Bruce Gilbertson, area fisheries supervisor with the Department of Natural Resources in Spicer, said there is no way to know for sure if that is what happened in Schneider's situation, but it is very plausible. He said the problem that Schneider encountered has occurred on a number of lakes in the area this winter. They froze over early, and then due to fish congregations, underwater currents or springs, small areas opened up. These small areas iced over just when the area started receiving an insulating blanket of snow.

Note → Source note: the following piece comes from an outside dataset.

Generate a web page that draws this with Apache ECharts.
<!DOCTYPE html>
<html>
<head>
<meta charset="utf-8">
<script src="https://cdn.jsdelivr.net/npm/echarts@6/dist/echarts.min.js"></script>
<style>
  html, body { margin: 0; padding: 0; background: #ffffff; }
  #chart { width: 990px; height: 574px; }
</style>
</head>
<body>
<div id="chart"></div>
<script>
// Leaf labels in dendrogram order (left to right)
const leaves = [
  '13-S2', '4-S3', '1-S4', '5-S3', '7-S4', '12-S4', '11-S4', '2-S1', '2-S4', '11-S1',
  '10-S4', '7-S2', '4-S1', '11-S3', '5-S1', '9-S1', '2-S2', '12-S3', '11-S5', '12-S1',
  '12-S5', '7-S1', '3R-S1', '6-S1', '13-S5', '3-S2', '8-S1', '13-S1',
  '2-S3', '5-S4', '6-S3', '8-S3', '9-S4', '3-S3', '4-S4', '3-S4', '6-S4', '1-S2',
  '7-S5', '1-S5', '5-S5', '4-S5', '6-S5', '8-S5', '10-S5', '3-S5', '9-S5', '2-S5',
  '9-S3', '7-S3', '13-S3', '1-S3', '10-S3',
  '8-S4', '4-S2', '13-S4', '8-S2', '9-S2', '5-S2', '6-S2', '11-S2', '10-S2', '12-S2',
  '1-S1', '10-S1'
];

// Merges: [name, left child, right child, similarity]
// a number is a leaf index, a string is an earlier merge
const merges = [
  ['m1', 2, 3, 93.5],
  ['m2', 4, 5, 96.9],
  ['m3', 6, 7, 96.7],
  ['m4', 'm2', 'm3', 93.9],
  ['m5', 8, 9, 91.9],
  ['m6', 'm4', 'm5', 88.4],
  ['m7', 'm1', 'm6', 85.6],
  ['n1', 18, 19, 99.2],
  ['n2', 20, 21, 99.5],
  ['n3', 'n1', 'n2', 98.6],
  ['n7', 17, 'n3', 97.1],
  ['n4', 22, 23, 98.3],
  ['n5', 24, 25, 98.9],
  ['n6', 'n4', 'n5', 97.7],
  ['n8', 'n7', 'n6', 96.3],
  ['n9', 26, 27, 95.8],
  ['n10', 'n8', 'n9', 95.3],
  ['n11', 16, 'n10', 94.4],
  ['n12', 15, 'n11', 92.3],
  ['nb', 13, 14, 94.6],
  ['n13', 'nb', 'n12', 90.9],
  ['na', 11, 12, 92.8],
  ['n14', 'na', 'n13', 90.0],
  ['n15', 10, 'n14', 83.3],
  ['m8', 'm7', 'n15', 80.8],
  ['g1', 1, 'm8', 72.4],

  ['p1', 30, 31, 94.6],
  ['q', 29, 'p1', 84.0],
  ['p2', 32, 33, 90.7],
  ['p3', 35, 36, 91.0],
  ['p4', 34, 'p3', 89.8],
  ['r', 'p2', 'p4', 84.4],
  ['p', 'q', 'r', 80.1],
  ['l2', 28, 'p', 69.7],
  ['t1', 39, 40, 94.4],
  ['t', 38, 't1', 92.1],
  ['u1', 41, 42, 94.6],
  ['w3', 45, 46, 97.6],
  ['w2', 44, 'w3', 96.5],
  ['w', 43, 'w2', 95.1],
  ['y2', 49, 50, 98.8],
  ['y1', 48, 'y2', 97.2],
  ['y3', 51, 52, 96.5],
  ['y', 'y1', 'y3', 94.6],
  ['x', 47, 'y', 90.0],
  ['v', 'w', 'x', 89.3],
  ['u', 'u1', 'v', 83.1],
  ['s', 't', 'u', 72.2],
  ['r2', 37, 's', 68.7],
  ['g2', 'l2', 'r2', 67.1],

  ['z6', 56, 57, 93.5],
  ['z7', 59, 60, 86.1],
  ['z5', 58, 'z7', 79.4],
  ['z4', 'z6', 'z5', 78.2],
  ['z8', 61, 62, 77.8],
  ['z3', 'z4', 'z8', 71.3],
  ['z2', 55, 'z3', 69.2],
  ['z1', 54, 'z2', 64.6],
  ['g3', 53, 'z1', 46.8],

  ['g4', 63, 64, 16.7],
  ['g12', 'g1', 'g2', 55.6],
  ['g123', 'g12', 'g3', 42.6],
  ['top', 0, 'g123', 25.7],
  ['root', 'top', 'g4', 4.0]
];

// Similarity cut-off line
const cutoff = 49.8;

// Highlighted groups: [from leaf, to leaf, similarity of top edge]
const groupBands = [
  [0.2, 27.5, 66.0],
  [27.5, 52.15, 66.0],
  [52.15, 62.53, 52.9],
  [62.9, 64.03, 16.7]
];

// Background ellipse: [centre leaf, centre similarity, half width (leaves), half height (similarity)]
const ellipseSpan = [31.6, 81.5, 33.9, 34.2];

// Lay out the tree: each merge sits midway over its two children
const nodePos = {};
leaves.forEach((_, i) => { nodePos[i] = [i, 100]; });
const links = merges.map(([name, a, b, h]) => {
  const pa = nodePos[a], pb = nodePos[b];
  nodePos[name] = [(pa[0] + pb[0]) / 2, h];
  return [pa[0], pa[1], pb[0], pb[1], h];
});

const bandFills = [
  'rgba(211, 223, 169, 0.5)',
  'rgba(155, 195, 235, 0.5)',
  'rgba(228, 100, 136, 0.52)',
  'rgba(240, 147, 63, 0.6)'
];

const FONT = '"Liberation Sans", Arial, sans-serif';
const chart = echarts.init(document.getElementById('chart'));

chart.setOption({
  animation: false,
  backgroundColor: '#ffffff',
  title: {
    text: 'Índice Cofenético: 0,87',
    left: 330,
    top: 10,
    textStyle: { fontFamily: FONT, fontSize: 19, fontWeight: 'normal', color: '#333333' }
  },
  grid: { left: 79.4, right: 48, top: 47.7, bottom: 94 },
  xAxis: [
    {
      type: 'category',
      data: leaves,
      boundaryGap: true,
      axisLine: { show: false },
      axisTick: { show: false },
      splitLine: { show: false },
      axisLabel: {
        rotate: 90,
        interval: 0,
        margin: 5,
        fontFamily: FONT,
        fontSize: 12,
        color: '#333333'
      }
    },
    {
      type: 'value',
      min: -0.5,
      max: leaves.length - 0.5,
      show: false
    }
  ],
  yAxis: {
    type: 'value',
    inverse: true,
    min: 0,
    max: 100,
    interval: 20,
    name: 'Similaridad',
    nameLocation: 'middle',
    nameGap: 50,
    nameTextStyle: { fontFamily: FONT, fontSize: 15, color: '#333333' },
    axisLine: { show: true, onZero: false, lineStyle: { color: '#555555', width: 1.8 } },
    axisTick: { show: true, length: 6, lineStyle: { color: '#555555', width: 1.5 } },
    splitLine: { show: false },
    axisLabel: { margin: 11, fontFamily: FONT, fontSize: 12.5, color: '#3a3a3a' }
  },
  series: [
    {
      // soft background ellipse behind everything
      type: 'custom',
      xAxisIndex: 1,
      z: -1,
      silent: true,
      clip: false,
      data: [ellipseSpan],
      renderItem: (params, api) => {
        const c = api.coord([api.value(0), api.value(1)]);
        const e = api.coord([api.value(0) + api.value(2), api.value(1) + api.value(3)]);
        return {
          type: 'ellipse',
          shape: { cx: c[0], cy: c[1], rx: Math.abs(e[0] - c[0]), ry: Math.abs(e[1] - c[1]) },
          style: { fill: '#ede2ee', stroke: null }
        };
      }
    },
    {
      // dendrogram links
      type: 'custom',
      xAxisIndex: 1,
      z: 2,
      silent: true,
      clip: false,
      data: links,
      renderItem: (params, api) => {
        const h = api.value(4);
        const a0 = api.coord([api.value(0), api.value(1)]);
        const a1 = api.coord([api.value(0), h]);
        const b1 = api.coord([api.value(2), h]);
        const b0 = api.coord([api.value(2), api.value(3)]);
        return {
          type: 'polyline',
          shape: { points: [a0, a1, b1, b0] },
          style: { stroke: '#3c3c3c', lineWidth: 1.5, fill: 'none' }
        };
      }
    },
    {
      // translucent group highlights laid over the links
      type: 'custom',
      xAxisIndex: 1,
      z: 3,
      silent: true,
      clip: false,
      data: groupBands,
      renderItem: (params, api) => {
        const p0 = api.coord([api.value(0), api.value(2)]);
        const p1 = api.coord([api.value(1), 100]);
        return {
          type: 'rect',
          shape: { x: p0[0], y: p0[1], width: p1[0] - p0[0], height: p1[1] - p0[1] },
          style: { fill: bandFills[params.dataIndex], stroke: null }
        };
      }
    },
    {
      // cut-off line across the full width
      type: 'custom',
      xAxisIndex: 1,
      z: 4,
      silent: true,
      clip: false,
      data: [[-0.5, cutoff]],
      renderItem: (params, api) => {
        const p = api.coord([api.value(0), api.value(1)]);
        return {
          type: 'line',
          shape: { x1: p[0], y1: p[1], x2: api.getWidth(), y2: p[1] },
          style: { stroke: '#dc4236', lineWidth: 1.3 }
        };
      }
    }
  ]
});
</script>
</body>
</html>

Consequently, the thin ice patches were slow to thicken up, and impossible to see.

Schneider said he was fortunate to have good insurance, which covered his losses and the approximate $4,000 bill associated with hoisting the submerged pickup truck.

He was able to retrieve most of what he had in the truck, and was surprised. He was able to dry out his gas-powered auger and replace a battery terminal on his Vexlar fish locator, and both are working just fine.

He was even able to extract his Conway Twitty CD that his young grandson loves to hear so much.

It's now playing in his new Silverado pickup, the one that's parked in the garage. Schneider said he's not planning to venture out on the ice in a pickup any more, and instead is waiting to get his boat out in the spring.

When he does, he said Officer Lange and his son are going to be among his first guests.